Even if we look at popular music, it’s the same thing. Irving Berlin, alone, wrote an estimated 1,250 songs (even he had no accurate count). Yes, everyone knows God Bless America, and probably Blue Skies and Alexander’s Ragtime Band, but what about Alexander and his Clarinet, The Blue Devils of France, or Everything in America is Ragtime? 

No one can count the number of songwriters who wrote for the publishers on Tin Pan Alley: Harold Arlen; Irving Berlin; George M. Cohan; George Gershwin; Dorothy Fields; Scott Joplin; Fats Waller. And uncounted more. The 19th century gave us Stephen Foster, Philip Bliss, Joseph Skelly, Eva Carter Buckner … There really is no need to list them all, even if I could. And these are just Americans. Songs were being written everywhere, and continue to be.

Shirley Gunter and the Queens

Try to tally up all the rock and pop bands, beginning in the 1950s and ’60s. For every Bill Haley and the Comets, there are a hundred Bill Black Combos and Shirley Gunter and the Queens (Oop Shoop). For every Beatles or Stones, there are a thousand Jive Fives and Dyke & The Blazers. A few pop up infrequently on Golden Oldie radio stations, but most are buried under the avalanche of whatever followed, only for those to be buried in their turn. 

There are more than 7,000 languages in the world, not counting languages long extinct. I’m proud of being able to manage the simple vocabulary of a French newspaper. Milton could read 10 languages. Pikers, all of us. There is so much more. 

How many types of apples are there? How many breeds of pig? There are 7,500 cultivars of apple in the world, 2,500 grown in the U.S. No one knows how many wild strains have not been catalogued. As for hogs, according to a study by Chinese universities, around 600 breeds of pig have been created by farmers around the world, mainly in Europe and Asia. 

The same could be asked of sheep, goats, kine, cats, dogs, and, I’m sure, even for fleas.

A million insect species have been formally described, but scientists estimate the true total is closer to 5.5 million. There are approximately 17,500 to 20,000 known species of butterflies worldwide. They are found on every continent except Antarctica, with roughly 750 species found in the United States and Canada. 

There are eight billion people in the world. How many of them do you know? That’s a million of them eight thousand times over.
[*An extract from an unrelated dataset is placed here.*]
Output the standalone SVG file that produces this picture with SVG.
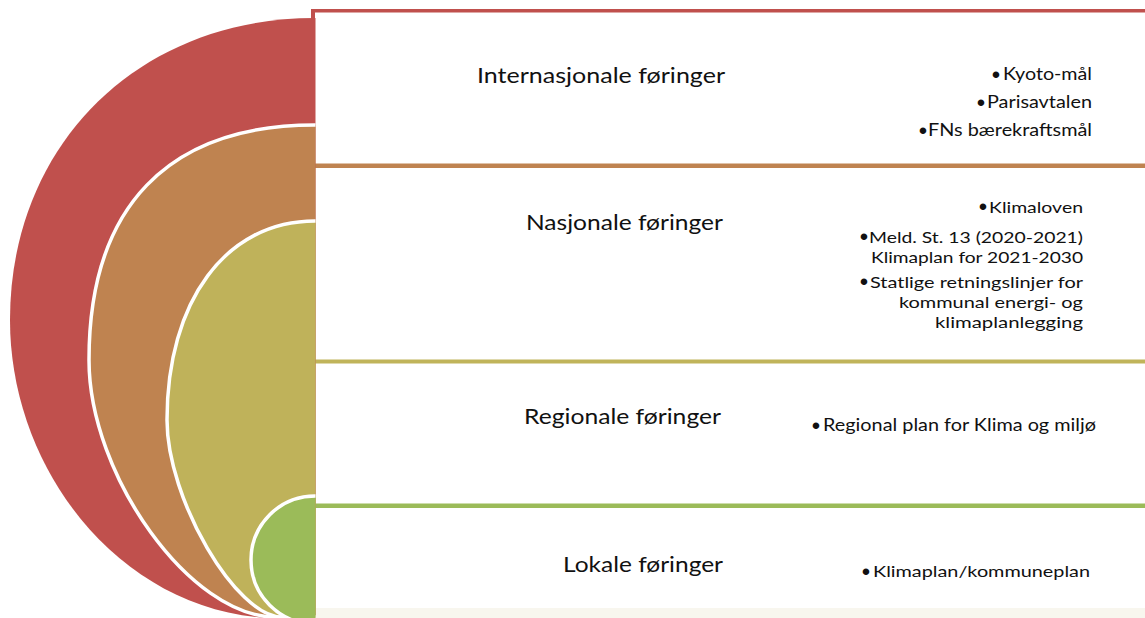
<svg xmlns="http://www.w3.org/2000/svg" width="1145" height="618" viewBox="0 0 1145 618">
<style>
.h{font-family:Lato,"Open Sans","Liberation Sans",sans-serif;font-size:22px;fill:#111;text-anchor:end}
.t{font-family:Lato,"Open Sans","Liberation Sans",sans-serif;fill:#111;text-anchor:end}
.b{font-family:"Liberation Sans",sans-serif;fill:#111;text-anchor:middle;font-size:24px}
.sep{stroke:#fff;stroke-width:3.5}
</style>
<defs>
<clipPath id="left"><rect x="0" y="0" width="315.5" height="618"/></clipPath>
</defs>
<g id="row1">
<rect x="313" y="9" width="840" height="160" fill="#fff"/>
<rect x="311" y="9" width="834" height="3.5" fill="#C0504D"/>
<rect x="311" y="9" width="4" height="14" fill="#C0504D"/>
<text class="h" x="725" y="83" textLength="248" lengthAdjust="spacingAndGlyphs">Internasjonale føringer</text>
<text class="b" x="996" y="82.5">•</text>
<text class="t" x="1092" y="80" font-size="17" textLength="89" lengthAdjust="spacingAndGlyphs">Kyoto-mål</text>
<text class="b" x="981" y="110.5">•</text>
<text class="t" x="1092" y="108" font-size="17" textLength="105" lengthAdjust="spacingAndGlyphs">Parisavtalen</text>
<text class="b" x="923" y="138.5">•</text>
<text class="t" x="1092" y="136" font-size="17" textLength="164" lengthAdjust="spacingAndGlyphs">FNs bærekraftsmål</text>
</g>
<g id="row2">
<rect x="313" y="165" width="840" height="196" fill="#fff"/>
<rect x="313" y="163.5" width="832" height="4.5" fill="#BF8350"/>
<text class="h" x="723" y="230" textLength="197" lengthAdjust="spacingAndGlyphs">Nasjonale føringer</text>
<text class="b" x="983" y="215" font-size="22">•</text>
<text class="t" x="1083" y="213" font-size="15" textLength="94" lengthAdjust="spacingAndGlyphs">Klimaloven</text>
<text class="b" x="864" y="245" font-size="22">•</text>
<text class="t" x="1083" y="243" font-size="15" textLength="214" lengthAdjust="spacingAndGlyphs">Meld. St. 13 (2020-2021)</text>
<text class="t" x="1083" y="263" font-size="15" textLength="212" lengthAdjust="spacingAndGlyphs">Klimaplan for 2021-2030</text>
<text class="b" x="864" y="290" font-size="22">•</text>
<text class="t" x="1083" y="288" font-size="15" textLength="213" lengthAdjust="spacingAndGlyphs">Statlige retningslinjer for</text>
<text class="t" x="1083" y="308" font-size="15" textLength="184" lengthAdjust="spacingAndGlyphs">kommunal energi- og</text>
<text class="t" x="1083" y="328" font-size="15" textLength="148" lengthAdjust="spacingAndGlyphs">klimaplanlegging</text>
</g>
<g id="row3">
<rect x="313" y="361" width="840" height="145" fill="#fff"/>
<rect x="311" y="359.5" width="834" height="4" fill="#C0B45A"/>
<text class="h" x="721" y="424" textLength="197" lengthAdjust="spacingAndGlyphs">Regionale føringer</text>
<text class="b" x="816" y="433.5">•</text>
<text class="t" x="1096" y="431" font-size="17" textLength="273" lengthAdjust="spacingAndGlyphs">Regional plan for Klima og miljø</text>
</g>
<g id="row4">
<rect x="313" y="505" width="840" height="113" fill="#fff"/>
<rect x="313" y="503.5" width="832" height="4.5" fill="#9BBB59"/>
<rect x="316" y="608" width="829" height="10" fill="#F8F6EE"/>
<text class="h" x="723" y="572" textLength="160" lengthAdjust="spacingAndGlyphs">Lokale føringer</text>
<text class="b" x="866" y="579.5">•</text>
<text class="t" x="1090" y="577" font-size="16" textLength="217" lengthAdjust="spacingAndGlyphs">Klimaplan/kommuneplan</text>
</g>
<g id="shapes" clip-path="url(#left)">
<path id="ring-internasjonal" d="M340,18 H315 C138,18 10,145 10,320 C10,470 120,610 268,618 H340 Z" fill="#C0504D"/>
<path id="ring-nasjonal" class="sep" d="M340,125 H315 C168,125 89,207 89,360 C89,476 191,617 275,617 H340 Z" fill="#BF8350"/>
<path id="ring-regional" class="sep" d="M340,221 H315 C226,221 167,301 167,420 C167,499 236,617 282,617 H340 Z" fill="#BFB25A"/>
<circle id="ring-lokal" class="sep" cx="315" cy="560" r="64" fill="#9BBB59"/>
</g>
</svg>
If they were a parade and it moved past you at one soul per second, it would take 250 years to reach the end, but by then, the first billions would have died of old age, and billions more born to join the queue — so you would never reach the end. 

This is all not to disparage expertise. We need people willing to learn as much as possible about as many things as possible. Ignorance is never a helpful contribution. But it is meant to foster a healthy humility about what we do know and what we even can know. Each of us is limited; the world is too vast, varied, and ever changing for any of us to claim much. There are as many recipes for cassoulet as there are families who prepare the dish.

I always remember what my wife told me. She was a primary school teacher and one day a third grader complained about how much they were expected to memorize. 

“My mama told me the human brain can only hold so much or it will explode,” he said. He was serious.